Only the lines from the one containing "Recreate this image as a web" through the one containing "var yTicks = [0, 10];" belong in the answer; copy them exactly and leave out pictures.

> [RECORDS TO PROCESS]:
— Begin —
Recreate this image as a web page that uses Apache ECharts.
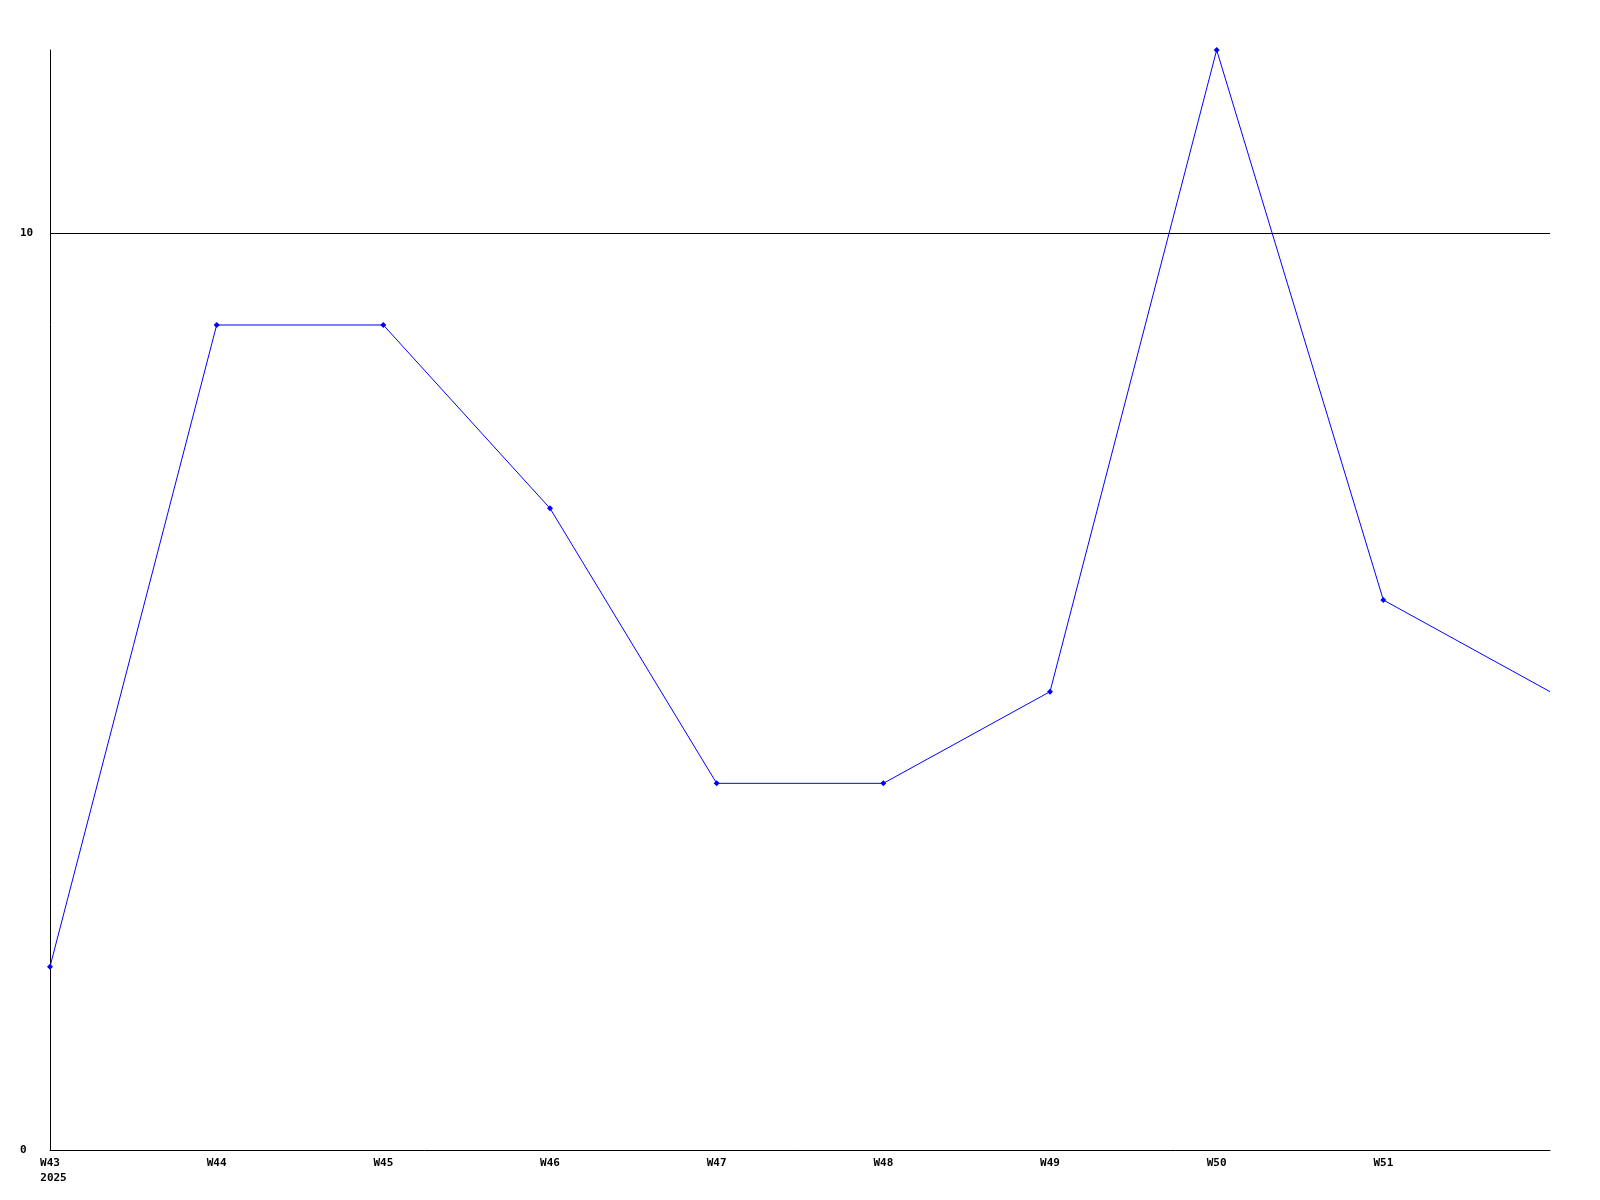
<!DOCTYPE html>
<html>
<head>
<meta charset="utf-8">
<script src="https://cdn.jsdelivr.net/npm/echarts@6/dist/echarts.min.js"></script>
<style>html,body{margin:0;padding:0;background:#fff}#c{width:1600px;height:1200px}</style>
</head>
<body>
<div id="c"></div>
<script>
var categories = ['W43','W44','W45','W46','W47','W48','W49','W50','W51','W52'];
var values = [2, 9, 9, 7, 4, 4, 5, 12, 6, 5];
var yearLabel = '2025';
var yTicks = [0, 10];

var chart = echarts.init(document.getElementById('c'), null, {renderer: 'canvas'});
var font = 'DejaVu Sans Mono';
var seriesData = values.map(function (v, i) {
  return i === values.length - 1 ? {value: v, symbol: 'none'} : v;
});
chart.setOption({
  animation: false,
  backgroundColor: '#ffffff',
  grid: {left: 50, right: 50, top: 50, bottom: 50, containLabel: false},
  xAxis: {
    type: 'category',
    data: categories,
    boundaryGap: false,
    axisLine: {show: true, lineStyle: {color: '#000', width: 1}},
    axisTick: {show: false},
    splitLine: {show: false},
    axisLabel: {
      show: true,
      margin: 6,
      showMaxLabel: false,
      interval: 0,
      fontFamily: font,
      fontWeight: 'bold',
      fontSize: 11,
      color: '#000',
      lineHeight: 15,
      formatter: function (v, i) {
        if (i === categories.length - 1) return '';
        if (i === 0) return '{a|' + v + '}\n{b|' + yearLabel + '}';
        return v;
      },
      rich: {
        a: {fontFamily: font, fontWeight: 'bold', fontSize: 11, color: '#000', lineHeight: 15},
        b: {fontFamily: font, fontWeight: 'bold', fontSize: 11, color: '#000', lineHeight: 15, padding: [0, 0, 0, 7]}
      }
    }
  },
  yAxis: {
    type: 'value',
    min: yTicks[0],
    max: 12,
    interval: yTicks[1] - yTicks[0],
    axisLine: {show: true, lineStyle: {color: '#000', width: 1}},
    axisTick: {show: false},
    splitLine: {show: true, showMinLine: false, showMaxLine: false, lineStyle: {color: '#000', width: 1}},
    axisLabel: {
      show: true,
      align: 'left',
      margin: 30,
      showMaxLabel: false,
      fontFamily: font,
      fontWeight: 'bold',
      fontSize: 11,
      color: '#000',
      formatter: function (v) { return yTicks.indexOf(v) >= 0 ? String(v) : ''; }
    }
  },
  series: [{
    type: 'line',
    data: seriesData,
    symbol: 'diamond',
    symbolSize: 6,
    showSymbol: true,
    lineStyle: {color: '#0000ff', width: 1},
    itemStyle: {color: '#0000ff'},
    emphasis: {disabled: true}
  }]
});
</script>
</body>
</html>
— End —
— Begin —
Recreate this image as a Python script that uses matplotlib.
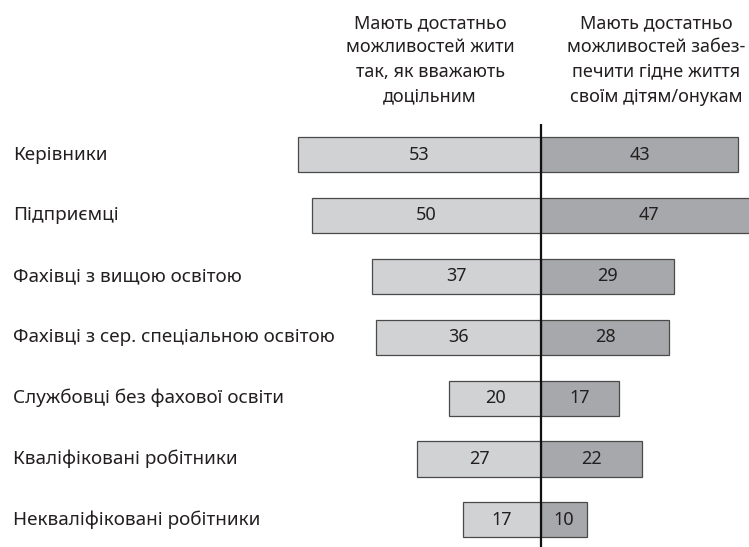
— End —
— Begin —
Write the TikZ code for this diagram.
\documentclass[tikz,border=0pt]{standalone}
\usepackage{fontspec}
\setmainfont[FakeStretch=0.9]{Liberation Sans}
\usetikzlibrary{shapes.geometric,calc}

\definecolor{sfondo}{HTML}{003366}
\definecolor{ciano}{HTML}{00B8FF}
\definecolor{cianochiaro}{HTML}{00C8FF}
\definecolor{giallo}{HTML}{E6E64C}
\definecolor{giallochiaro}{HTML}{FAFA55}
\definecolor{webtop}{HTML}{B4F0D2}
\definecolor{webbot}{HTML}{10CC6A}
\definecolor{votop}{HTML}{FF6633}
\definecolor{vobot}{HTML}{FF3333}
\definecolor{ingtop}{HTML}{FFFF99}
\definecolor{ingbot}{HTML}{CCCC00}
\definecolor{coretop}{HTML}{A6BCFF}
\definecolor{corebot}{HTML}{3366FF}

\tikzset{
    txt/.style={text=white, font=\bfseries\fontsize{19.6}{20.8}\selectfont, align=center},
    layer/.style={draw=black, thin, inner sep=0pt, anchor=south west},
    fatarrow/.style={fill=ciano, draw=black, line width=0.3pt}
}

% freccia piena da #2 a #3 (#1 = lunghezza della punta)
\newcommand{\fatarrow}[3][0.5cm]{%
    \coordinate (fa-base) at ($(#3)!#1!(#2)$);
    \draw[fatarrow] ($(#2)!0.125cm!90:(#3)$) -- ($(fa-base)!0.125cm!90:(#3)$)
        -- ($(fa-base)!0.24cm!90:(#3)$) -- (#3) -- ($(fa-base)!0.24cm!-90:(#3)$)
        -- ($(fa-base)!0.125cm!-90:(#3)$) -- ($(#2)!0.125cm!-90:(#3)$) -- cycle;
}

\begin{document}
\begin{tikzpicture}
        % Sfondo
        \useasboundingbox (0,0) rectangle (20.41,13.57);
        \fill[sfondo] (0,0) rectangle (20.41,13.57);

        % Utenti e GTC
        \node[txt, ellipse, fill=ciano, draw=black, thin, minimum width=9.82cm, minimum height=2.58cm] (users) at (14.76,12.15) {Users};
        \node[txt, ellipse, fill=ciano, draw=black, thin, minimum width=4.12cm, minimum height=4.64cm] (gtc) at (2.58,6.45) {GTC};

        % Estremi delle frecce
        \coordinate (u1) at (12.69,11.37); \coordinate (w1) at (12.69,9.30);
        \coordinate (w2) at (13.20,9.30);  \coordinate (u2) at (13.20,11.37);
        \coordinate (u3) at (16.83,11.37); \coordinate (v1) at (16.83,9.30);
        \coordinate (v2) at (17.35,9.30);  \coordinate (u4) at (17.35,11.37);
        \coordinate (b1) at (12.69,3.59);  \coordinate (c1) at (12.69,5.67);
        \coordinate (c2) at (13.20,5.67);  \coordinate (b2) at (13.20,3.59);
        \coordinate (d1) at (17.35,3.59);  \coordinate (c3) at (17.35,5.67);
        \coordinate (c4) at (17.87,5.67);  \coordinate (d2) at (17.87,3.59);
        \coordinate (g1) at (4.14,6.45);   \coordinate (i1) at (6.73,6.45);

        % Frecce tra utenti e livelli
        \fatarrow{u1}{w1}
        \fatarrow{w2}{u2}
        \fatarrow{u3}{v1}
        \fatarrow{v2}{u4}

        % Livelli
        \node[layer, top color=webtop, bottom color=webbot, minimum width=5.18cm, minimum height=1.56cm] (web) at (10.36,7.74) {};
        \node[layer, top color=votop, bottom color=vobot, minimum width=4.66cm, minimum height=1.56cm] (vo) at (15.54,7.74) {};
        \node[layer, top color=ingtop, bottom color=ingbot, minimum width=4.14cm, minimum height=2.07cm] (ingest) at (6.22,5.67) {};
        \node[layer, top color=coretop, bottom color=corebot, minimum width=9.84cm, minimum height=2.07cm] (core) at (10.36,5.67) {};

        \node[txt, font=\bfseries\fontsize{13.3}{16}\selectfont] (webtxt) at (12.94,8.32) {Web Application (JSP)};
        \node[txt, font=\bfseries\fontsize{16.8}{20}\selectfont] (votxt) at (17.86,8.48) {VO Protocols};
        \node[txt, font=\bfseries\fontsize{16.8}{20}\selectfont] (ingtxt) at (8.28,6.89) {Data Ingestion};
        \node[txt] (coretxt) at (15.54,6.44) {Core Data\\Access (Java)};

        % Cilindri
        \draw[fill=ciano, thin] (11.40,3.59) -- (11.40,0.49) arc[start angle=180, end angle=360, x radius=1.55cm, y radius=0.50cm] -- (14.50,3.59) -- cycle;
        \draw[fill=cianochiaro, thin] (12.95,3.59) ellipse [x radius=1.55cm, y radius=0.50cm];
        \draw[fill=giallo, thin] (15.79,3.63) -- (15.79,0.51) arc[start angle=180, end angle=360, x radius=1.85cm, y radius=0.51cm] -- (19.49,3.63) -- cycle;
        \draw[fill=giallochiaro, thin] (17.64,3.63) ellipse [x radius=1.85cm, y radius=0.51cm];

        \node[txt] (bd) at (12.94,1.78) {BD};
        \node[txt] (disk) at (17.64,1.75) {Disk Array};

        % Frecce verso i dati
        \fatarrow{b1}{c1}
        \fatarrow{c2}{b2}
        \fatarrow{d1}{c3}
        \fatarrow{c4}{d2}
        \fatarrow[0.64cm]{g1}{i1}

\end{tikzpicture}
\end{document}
— End —
> [EXERCISE RESULT]:
Recreate this image as a web page that uses Apache ECharts.
<!DOCTYPE html>
<html>
<head>
<meta charset="utf-8">
<script src="https://cdn.jsdelivr.net/npm/echarts@6/dist/echarts.min.js"></script>
<style>html,body{margin:0;padding:0;background:#fff}#c{width:1600px;height:1200px}</style>
</head>
<body>
<div id="c"></div>
<script>
var categories = ['W43','W44','W45','W46','W47','W48','W49','W50','W51','W52'];
var values = [2, 9, 9, 7, 4, 4, 5, 12, 6, 5];
var yearLabel = '2025';
var yTicks = [0, 10];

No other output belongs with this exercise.